Michigan Athletics Director David Brandon found him talking football at the first day of the Big Ten meetings in Chicago. In this case, the talk centered on scheduling and the impending college football playoff.
Brandon pointed out that scheduling for football isn't like basketball, when non-conference slates can be set just months before the games are played. In that sport, how teams are shaping up for the following year is well known.
"In football, when you start scheduling out two, three, four years, you have no clue," Brandon said. "You don't know who the coach is going to be. You don't know who the strong teams are."
"You tend to go by brands, by tradition. I don't know how Oklahoma is going to be several years into the future. I just think they're going to be good, and it's going to be an exciting match-up.

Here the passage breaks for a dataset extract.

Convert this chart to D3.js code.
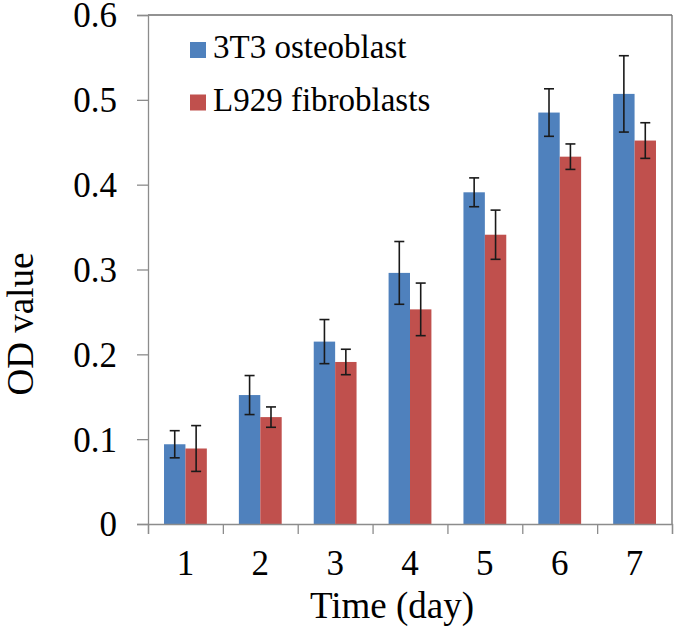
<!DOCTYPE html>
<html>
<head>
<meta charset="utf-8">
<script src="https://cdn.jsdelivr.net/npm/d3@7"></script>
<style>
  html, body { margin: 0; padding: 0; background: #fff; }
  svg { display: block; }
  text { font-family: "Liberation Serif", "Times New Roman", serif; fill: #000; }
</style>
</head>
<body>
<svg id="chart" width="675" height="630"></svg>
<script>
// ---- Data ----
const days = ["1", "2", "3", "4", "5", "6", "7"];
const seriesNames = ["3T3 osteoblast", "L929 fibroblasts"];
const osteoblastMean = [0.094, 0.152, 0.215, 0.296, 0.391, 0.485, 0.507];
const osteoblastErr  = [0.016, 0.023, 0.026, 0.037, 0.017, 0.028, 0.045];
const fibroblastMean = [0.089, 0.126, 0.191, 0.253, 0.341, 0.433, 0.452];
const fibroblastErr  = [0.027, 0.012, 0.015, 0.031, 0.029, 0.015, 0.021];
const yTicks = [0, 0.1, 0.2, 0.3, 0.4, 0.5, 0.6];
const seriesColors = ["#4F81BD", "#C0504D"];

(function () {
// ---- Layout ----
const svg = d3.select("#chart");
const pL = 148, pR = 672, pT = 15, pB = 524;
const serif = "'Liberation Serif', 'Times New Roman', serif";

const x0 = d3.scaleBand().domain(days).range([pL, pR])
  .paddingInner(0.428).paddingOuter(0.214);
const x1 = d3.scaleBand().domain(seriesNames).range([0, x0.bandwidth()]);
const y = d3.scaleLinear().domain([0, 0.6]).range([pB, pT]);
const xb = d3.scaleLinear().domain([0, days.length]).range([pL, pR]);

const rows = days.map((d, i) => ({
  day: d,
  values: [
    { s: seriesNames[0], v: osteoblastMean[i], e: osteoblastErr[i], c: seriesColors[0] },
    { s: seriesNames[1], v: fibroblastMean[i], e: fibroblastErr[i], c: seriesColors[1] }
  ]
}));

// plot border (top and right)
svg.append("line").attr("x1", pL).attr("x2", pR).attr("y1", pT).attr("y2", pT)
  .attr("stroke", "#6e6e6e").attr("stroke-width", 1.3);
svg.append("line").attr("x1", pR).attr("x2", pR).attr("y1", pT).attr("y2", pB)
  .attr("stroke", "#6e6e6e").attr("stroke-width", 1.3);

// bars
const groups = svg.append("g").selectAll("g").data(rows).join("g")
  .attr("transform", d => `translate(${x0(d.day)},0)`);
groups.selectAll("rect").data(d => d.values).join("rect")
  .attr("x", d => x1(d.s))
  .attr("y", d => y(d.v))
  .attr("width", x1.bandwidth())
  .attr("height", d => y(0) - y(d.v))
  .attr("fill", d => d.c);

// error bars
const capW = 5;
const eb = groups.selectAll("g.err").data(d => d.values).join("g").attr("class", "err")
  .attr("stroke", "#1a1a1a").attr("stroke-width", 1.6);
eb.append("line")
  .attr("x1", d => x1(d.s) + x1.bandwidth() / 2).attr("x2", d => x1(d.s) + x1.bandwidth() / 2)
  .attr("y1", d => y(d.v + d.e)).attr("y2", d => y(d.v - d.e));
eb.append("line")
  .attr("x1", d => x1(d.s) + x1.bandwidth() / 2 - capW).attr("x2", d => x1(d.s) + x1.bandwidth() / 2 + capW)
  .attr("y1", d => y(d.v + d.e)).attr("y2", d => y(d.v + d.e));
eb.append("line")
  .attr("x1", d => x1(d.s) + x1.bandwidth() / 2 - capW).attr("x2", d => x1(d.s) + x1.bandwidth() / 2 + capW)
  .attr("y1", d => y(d.v - d.e)).attr("y2", d => y(d.v - d.e));

// y axis
const yAxis = svg.append("g").attr("transform", `translate(${pL},0)`)
  .call(d3.axisLeft(y).tickValues(yTicks).tickSize(11).tickPadding(20)
    .tickFormat(d => d === 0 ? "0" : d3.format(".1f")(d)));
yAxis.select(".domain").attr("stroke", "#8c8c8c").attr("stroke-width", 1.3);
yAxis.selectAll(".tick line").attr("stroke", "#8c8c8c").attr("stroke-width", 1.3);
yAxis.selectAll(".tick text").attr("font-size", 35).attr("dy", "0.34em")
  .style("font-family", serif);

// x axis: tick marks at category boundaries
const xTickAxis = svg.append("g").attr("transform", `translate(0,${pB})`)
  .call(d3.axisBottom(xb).tickValues(d3.range(0, days.length + 1)).tickSize(10).tickFormat(""));
xTickAxis.select(".domain").attr("stroke", "#8c8c8c").attr("stroke-width", 1.3);
xTickAxis.selectAll(".tick line").attr("stroke", "#8c8c8c").attr("stroke-width", 1.3);

// x axis labels at category centers
const xLabelAxis = svg.append("g").attr("transform", `translate(0,${pB})`)
  .call(d3.axisBottom(x0).tickSize(0).tickPadding(26));
xLabelAxis.select(".domain").remove();
xLabelAxis.selectAll(".tick text").attr("font-size", 35)
  .style("font-family", serif);

// axis titles
svg.append("text").attr("x", 392).attr("y", 618)
  .attr("text-anchor", "middle").attr("font-size", 37).text("Time (day)");
svg.append("text").attr("transform", "translate(33,324) rotate(-90)")
  .attr("text-anchor", "middle").attr("font-size", 37).text("OD value");

// legend
const legend = svg.append("g").selectAll("g").data(seriesNames).join("g")
  .attr("transform", (d, i) => `translate(190,${42 + i * 52.5})`);
legend.append("rect").attr("width", 16).attr("height", 16)
  .attr("fill", (d, i) => seriesColors[i]);
legend.append("text").attr("x", 23).attr("y", 16).attr("font-size", 33).text(d => d);
})();
</script>
</body>
</html>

They're probably saying the same thing about us."
Michigan doesn't take on Oklahoma until 2025 and 2026, so plenty can change with both programs between now and then. They're still two historically elite football schools, though, and Brandon wants to add non-conference opponents with a decent track record.
"When we scheduled BYU, when we scheduled Oregon State, when we scheduled Colorado, when we scheduled UCLA, what we're basically saying is, those are storied programs that have had great success in football, that we think will make interesting match-ups," he said.
"Now, what the lines will be on those games when we get to those seasons, who the heck knows? We hope they'll be really interesting games and fun games for our kids, and in some cases, great campuses for our kids to visit."
Brandon expressed some frustration over the tepid Michigan fan response to Utah, team ranked in the top 20 in several pre-season prognostications.
"The Utah thing kind of drives me nuts," Brandon said. "As we look at our ticket sales for this season, Utah is kind of being treated like a ho-hum non-conference game. That's a good football team. It's a well-coached football team. We've been 1-1 against them in our most recent two games. Bringing them to Michigan Stadium, we feel, is a really, really challenging game.
"Next year, for our kids to travel into the Wasatch Mountains and play on that campus and in that stadium
believe me, they know how to put on football games. That's a terrific opportunity for our fans. We've probably got a lot of fans who have never visited Salt Lake City."
That trip to Utah features a Thursday night game, an event in which Michigan hasn't previously participated. The Michigan AD isn't opposed to such a game, obviously.
He just doesn't anticipate it happening at Michigan Stadium.
"We don't mind doing Thursday night or Friday night on the road," Brandon said. "We don't want to do it in Ann Arbor. We're working on, right now, another game that would be a lead-off game that would be on the road, that would potentially fall into that same category.
"We try to make it interesting. We try to make it highly competitive. We try to give our kids an opportunity to play teams and go places they otherwise wouldn't go, and keep our fans connected with the program."
Schedule will certainly impact the coming four-team playoff. Brandon can't anticipate how schedule will weigh with the committee selecting the teams, at least compared to a loss or two, but he insists Michigan will err on the side of strong slates.
"We have to play this out and see," Brandon said. "How long is it going to take before a one-loss team gets into that four-team playoff? Will that selection committee look past that double-overtime loss by a field goal from an undefeated team, or will that loss be the death blow? Who knows? We haven't been through this before.
"Before you know it, there will be the two-loss argument. Is that two-loss team better than this undefeated team over there? That's why the controversy isn't going away. It's just shifted to a different argument."
"Our view, though, is that you can't get there unless your schedule is formidable. So our view is, when we're filling these non-conference games, you can see every time we announce one, we're scheduling up.
"That's going to make it tougher on our kids. It's going to be tougher on our coaches. But it's the nature of the beast."
One aspect of the new schedules, Brandon pointed out, does work in everyone's favor when putting together stronger schedules.
"I really applaud and like these seasons where we've got two bye weeks," he said. "That really can encourage scheduling up. When you get those two bye weeks, you get a way to rest your kids up a little bit, one early and one later. That's perfect. I'd like to see that every year."